If you can write down the valence configuration from the element’s position, you can use the periodic table as a kind of road map to write down the complete electronic configuration quickly. With the valence configuration in hand, the question is “What subshells had to be filled to get from hydrogen to here?” To illustrate this, consider again _{84}Po, whose valence configuration is 6s^{2}6p^{4}. To get to Z = 84, we follow the path in the periodic table from hydrogen to polonium. (Follow this on a periodic table.) Clearly, in passing through the first two periods we had to fill the first two shells; i.e., 1s^{2}2s^{2}2p^{6}. We then passed through the third period and the first transition series in the fourth period, where 3d is filled, so we must have filled all the possible subshells for n = 3; i.e., 3s^{2}3p^{6}3d^{10}. After that, we passed through the second transition series, where 4d is filled, but we also had to pass through the lanthanides, where 4f is filled. Therefore, all the possible subshells for n = 4 are filled; i.e., 4s^{2}4p^{6}4d^{10}4f^{14}. We passed through the third transition series, where 5d is filled, but we did not pass through the actinides. Therefore, for n = 5 we will fill all the subshells except 5f; i.e., 5s^{2}5p^{6}5d^{10}. The remainder is the valence configuration 6s^{2}6p^{4}. Putting it all together gives the shell order configuration shown above. Doing it this way, you will discover that you can write down the complete configuration in shell order more quickly and more accurately than you could by slavishly following the aufbau order of writing. And, the valence configuration will be at the end, where it belongs!
Q12
Consider gold, _{79}Au, whose valence configuration is irregular in the same way as Cu and Ag.

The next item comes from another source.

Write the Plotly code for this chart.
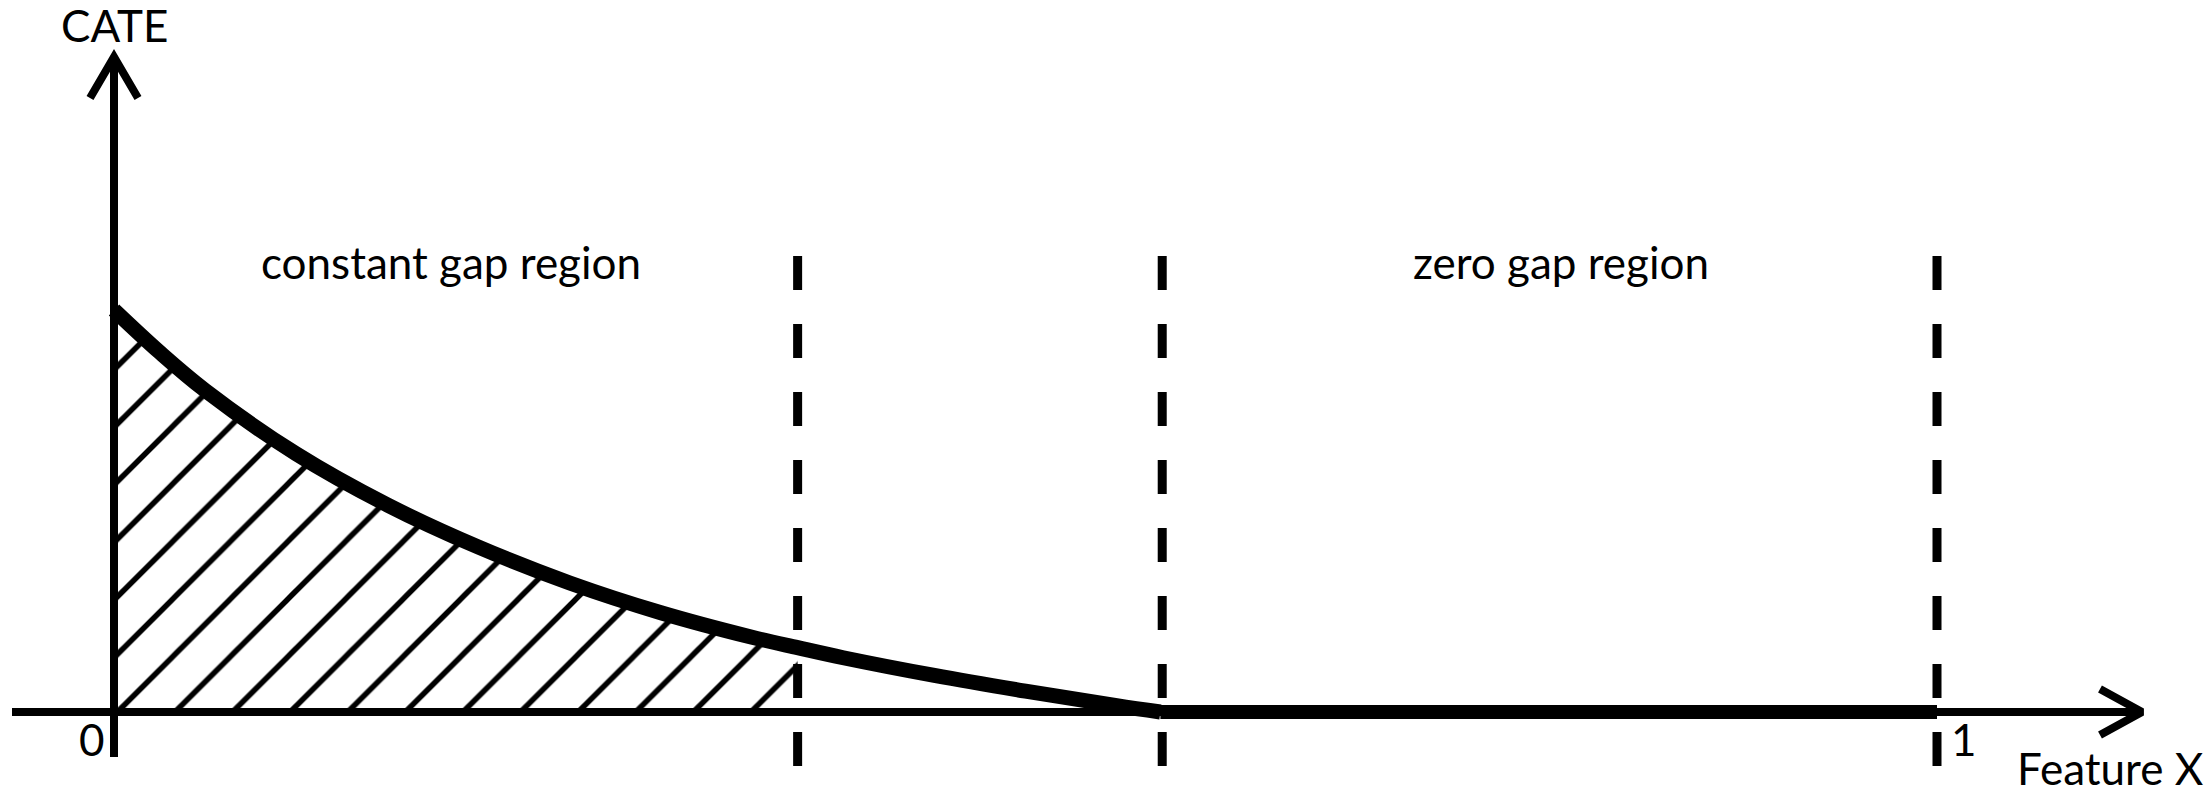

- Write the valence configuration of Au in shell order.
- Write the complete electronic configuration of Au in shell order.
- Write the valence configuration of Au^{+} by removing one electron from the highest energy occupied subshell in the configuration of neutral Au.
- Write the valence configuration of Au^{3+} by removing two electrons from the highest energy occupied subshell in the configuration of Au^{+}.
Noble-gas Core Notation
Rather than writing out the complete electronic configuration, we often use a shorthand form, sometimes called condensed or noble-gas core notation. In this form, the electronic configuration of the nearest noble-gas element of lower atomic number is represented by its symbol in brackets, and then the remaining configuration is written after this. This is often just the valance configuration, but for elements following a transition series or lanthanide series this includes filled d or f subshells, which are not valence electrons. In this notation, \(\ce{Se}\) is written as [Ar]3d^{10}4s^{2}4p^{4}. Here, 3d^{ 10} is part of the core configuration (not the valence configuration); the valence configuration is just 4s^{2}4p^{4}.
Q13
Write the condensed electronic configurations for the elements whose valence configurations you wrote in Q11.
Configurations of Ions
When atoms form ions, electrons are added to the lowest energy subshell with vacant orbitals (anion formation) or are taken from the highest occupied subshell (cation formation). For cations of transition elements, this always means taking the ns electrons before taking any (n–1)d electrons. Thus, in condensed notation the configuration for \(\ce{Co^{2+}}\) is [Ar]3d^{ 7}, not [Ar]3d^{ 5}4s^{2}.
Q14
Write the condensed electronic configurations for the following ions: \(\ce{Se^{2–}}\), \(\ce{Sr^{2+}}\), \(\ce{Cd^{2+}}\), \(\ce{Fe^{2+}}\), \(\ce{Fe^{3+}}\), and \(\ce{Tl^{+}}\).
Box-and-Arrow Diagrams
By Hund’s Rule of Maximum Multiplicity, when applying the aufbau procedure to determine the ground-state configuration, electrons are added to a subshell with parallel spins (i.e., not paired) so long as the Pauli Exclusion Principle allows. Electron pairing begins only after a subshell is half filled. We can visualize the paired and unpaired electrons in the valence configuration by an orbital diagram, sometimes called a line-and-arrow diagram or a box-and-arrow diagram. As an example, the valence configuration of _{8}O is represented by the following box-and-arrow diagram:
Q15
Draw box-and-arrow diagrams for the valence configurations of \(\ce{Fe}\), \(\ce{Fe^{2+}}\), and \(\ce{Fe^{3+}}\).